Extract the lines of the material below, beginning with the first and ending with the line that holds "import seaborn as sns". Skip every picture.

======== Given data

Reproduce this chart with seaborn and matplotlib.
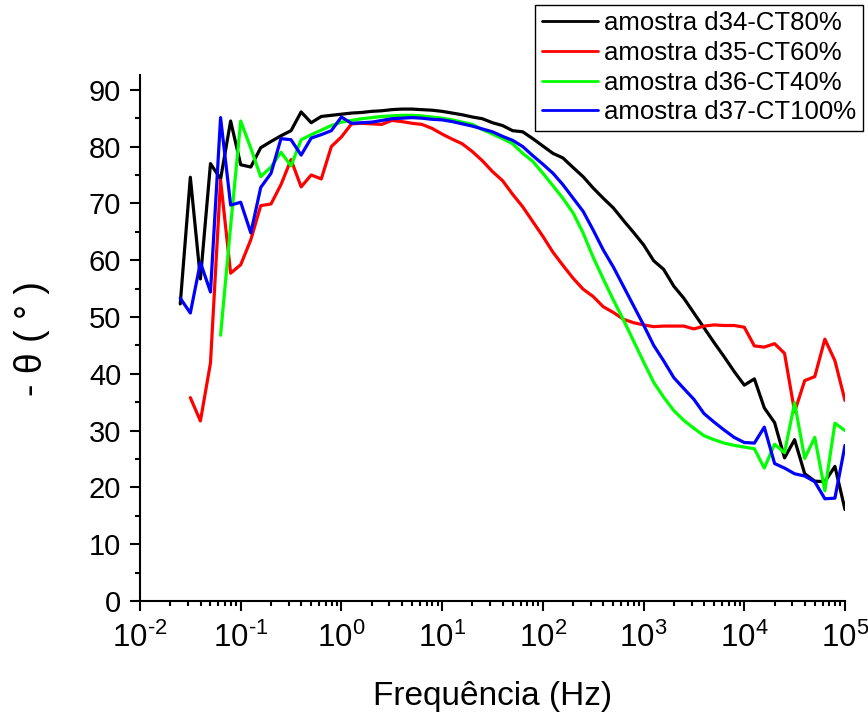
import numpy as np
import pandas as pd
import matplotlib
matplotlib.use("Agg")
import matplotlib.pyplot as plt
import matplotlib.ticker as mticker
import seaborn as sns

# ---------------- data ----------------
freq = [0.0251, 0.0316, 0.0398, 0.0501, 0.0631, 0.0794,
        0.1, 0.126, 0.158, 0.2, 0.251, 0.316, 0.398, 0.501, 0.631, 0.794,
        1, 1.26, 1.58, 2, 2.51, 3.16, 3.98, 5.01, 6.31, 7.94,
        10, 12.6, 15.8, 20, 25.1, 31.6, 39.8, 50.1, 63.1, 79.4,
        100, 126, 158, 200, 251, 316, 398, 501, 631, 794,
        1000, 1260, 1580, 2000, 2510, 3160, 3980, 5010, 6310, 7940,
        10000, 12600, 15800, 20000, 25100, 31600, 39800, 50100, 63100, 79400,
        100000]

d34 = [52.3, 74.6, 56.7, 77.0, 74.3, 84.5, 76.8, 76.4, 79.8, 80.9,
       81.9, 82.8, 86.1, 84.2, 85.3, 85.5, 85.7, 85.9, 86.0, 86.2,
       86.3, 86.5, 86.6, 86.6, 86.5, 86.4, 86.2, 85.9, 85.6, 85.2,
       84.9, 84.2, 83.7, 82.8, 82.6, 81.4, 80.1, 78.8, 78.0, 76.3,
       74.7, 72.7, 70.9, 69.2, 67.0, 64.9, 62.7, 59.9, 58.4, 55.4,
       53.3, 50.7, 48.1, 45.5, 43.0, 40.4, 38.0, 39.1, 34.0, 31.4,
       25.2, 28.4, 22.4, 21.1, 21.0, 23.7, 16.1]

# starts at the 2nd frequency
d35 = [35.8, 31.7, 41.9, 74.1, 57.7, 59.2, 63.6, 69.6, 69.9,
       73.3, 77.7, 72.9, 75.0, 74.3, 80.0, 81.7, 84.0, 84.1, 84.0,
       83.9, 84.6, 84.4, 84.1, 83.9, 83.2, 82.2, 81.3, 80.5, 79.1,
       77.5, 75.6, 74.0, 71.6, 69.4, 66.8, 64.2, 61.4, 59.1, 56.8,
       54.9, 53.6, 51.8, 50.8, 49.6, 49.0, 48.6, 48.3, 48.4, 48.4,
       48.4, 47.9, 48.4, 48.6, 48.5, 48.5, 48.2, 44.9, 44.7, 45.3,
       43.6, 33.3, 38.8, 39.5, 46.1, 42.3, 35.3]

# starts at the 5th frequency
d36 = [46.8, 66.0, 84.5, 79.7, 74.7, 76.4,
       79.0, 76.6, 81.2, 82.1, 82.9, 83.7, 84.3, 84.6, 84.9, 85.1,
       85.3, 85.4, 85.5, 85.5, 85.4, 85.2, 85.0, 84.7, 84.3, 83.9,
       83.0, 82.2, 81.4, 80.5, 78.8, 77.4, 75.3, 73.1, 70.9, 68.3,
       64.8, 60.5, 56.7, 53.0, 49.5, 45.8, 42.1, 38.5, 35.9, 33.5,
       31.8, 30.4, 29.1, 28.4, 27.8, 27.4, 27.1, 26.8, 23.4, 27.6,
       26.1, 34.9, 25.1, 28.8, 19.4, 31.3, 30.0]

d37 = [53.3, 50.7, 59.6, 54.4, 85.1, 69.7, 70.2, 64.8, 72.8, 75.3,
       81.4, 81.2, 78.5, 81.5, 82.1, 82.8, 85.2, 84.1, 84.2, 84.3,
       84.6, 84.9, 85.0, 85.1, 85.0, 84.8, 84.7, 84.4, 84.0, 83.6,
       83.1, 82.6, 81.8, 81.1, 80.0, 78.4, 76.9, 75.3, 73.3, 70.9,
       68.6, 65.3, 61.8, 58.8, 55.4, 52.0, 48.6, 45.0, 42.3, 39.3,
       37.4, 35.5, 33.0, 31.5, 30.1, 28.8, 27.9, 27.8, 30.6, 24.2,
       23.4, 22.4, 22.0, 21.0, 18.0, 18.1, 27.4]

labels = ["amostra d34-CT80%", "amostra d35-CT60%",
          "amostra d36-CT40%", "amostra d37-CT100%"]
colors = ["#000000", "#ff0000", "#00ff00", "#0000ff"]

x_exponents = [-2, -1, 0, 1, 2, 3, 4, 5]

series = [d34, d35, d36, d37]
frames = []
for lab, vals in zip(labels, series):
    f = freq[len(freq) - len(vals):]
    frames.append(pd.DataFrame({"freq": f, "theta": vals, "amostra": lab}))
df = pd.concat(frames, ignore_index=True)

# ---------------- style ----------------
sns.set_style("ticks")
plt.rcParams["font.family"] = ["Liberation Sans", "DejaVu Sans"]
plt.rcParams["mathtext.fontset"] = "custom"
plt.rcParams["mathtext.rm"] = "Liberation Sans"
plt.rcParams["mathtext.it"] = "Liberation Sans:italic"
plt.rcParams["mathtext.bf"] = "Liberation Sans:bold"
plt.rcParams["mathtext.default"] = "regular"
plt.rcParams["axes.unicode_minus"] = False
for k in ["text.color", "axes.labelcolor", "xtick.color", "ytick.color",
          "xtick.labelcolor", "ytick.labelcolor"]:
    plt.rcParams[k] = "black"

W, H = 868, 713
fig = plt.figure(figsize=(W / 100, H / 100), dpi=100)
ax = fig.add_axes([140 / W, 1 - 601 / H, 705 / W, 526 / H])

sns.lineplot(data=df, x="freq", y="theta", hue="amostra", palette=colors,
             hue_order=labels, estimator=None, sort=False, linewidth=2.3,
             ax=ax)

ax.set_xscale("log")
ax.set_xlim(1e-2, 1e5)
ax.set_ylim(0, 92.6)


def exp_label(e):
    if e < 0:
        return r"$10^{\text{-}%d}$" % (-e)
    return r"$10^{%d}$" % e


ax.set_xticks([10.0 ** e for e in x_exponents])
ax.set_xticklabels([exp_label(e) for e in x_exponents])
ax.xaxis.set_minor_locator(mticker.LogLocator(base=10, subs=np.arange(2, 10), numticks=20))
ax.xaxis.set_minor_formatter(mticker.NullFormatter())
ax.yaxis.set_major_locator(mticker.MultipleLocator(10))
ax.yaxis.set_minor_locator(mticker.MultipleLocator(5))

for s in ["top", "right"]:
    ax.spines[s].set_visible(False)
for s in ["left", "bottom"]:
    ax.spines[s].set_linewidth(1.5)
    ax.spines[s].set_color("black")

ax.tick_params(which="major", direction="out", length=7.5, width=1.5,
               color="black", labelcolor="black")
ax.tick_params(which="minor", direction="out", length=3.8, width=1.5,
               color="black")
ax.tick_params(axis="y", which="major", labelsize=21, pad=6)
ax.tick_params(axis="x", which="major", labelsize=22.5, pad=8)

ax.set_xlabel("Frequência (Hz)", fontsize=24)
ax.set_ylabel("- θ ( ° )", fontsize=27)
ax.xaxis.set_label_coords(0.5, -0.152)
ax.yaxis.set_label_coords(-0.128, 0.5)

handles, labs = ax.get_legend_handles_labels()
leg = ax.legend(handles, labs, loc="upper right",
                bbox_to_anchor=(863 / W, 1 - 5 / H),
                bbox_transform=fig.transFigure, borderaxespad=0,
                fontsize=18.5, handlelength=2.2, handletextpad=0.25,
                labelspacing=0.22, borderpad=0.25, frameon=True,
                fancybox=False, framealpha=1, edgecolor="black")
leg.get_frame().set_linewidth(1.0)
for line in leg.get_lines():
    line.set_linewidth(2.0)

fig.savefig("out.png", dpi=100)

================

• _The reply_
Reproduce this chart with seaborn and matplotlib.
import numpy as np
import pandas as pd
import matplotlib
matplotlib.use("Agg")
import matplotlib.pyplot as plt
import matplotlib.ticker as mticker
import seaborn as sns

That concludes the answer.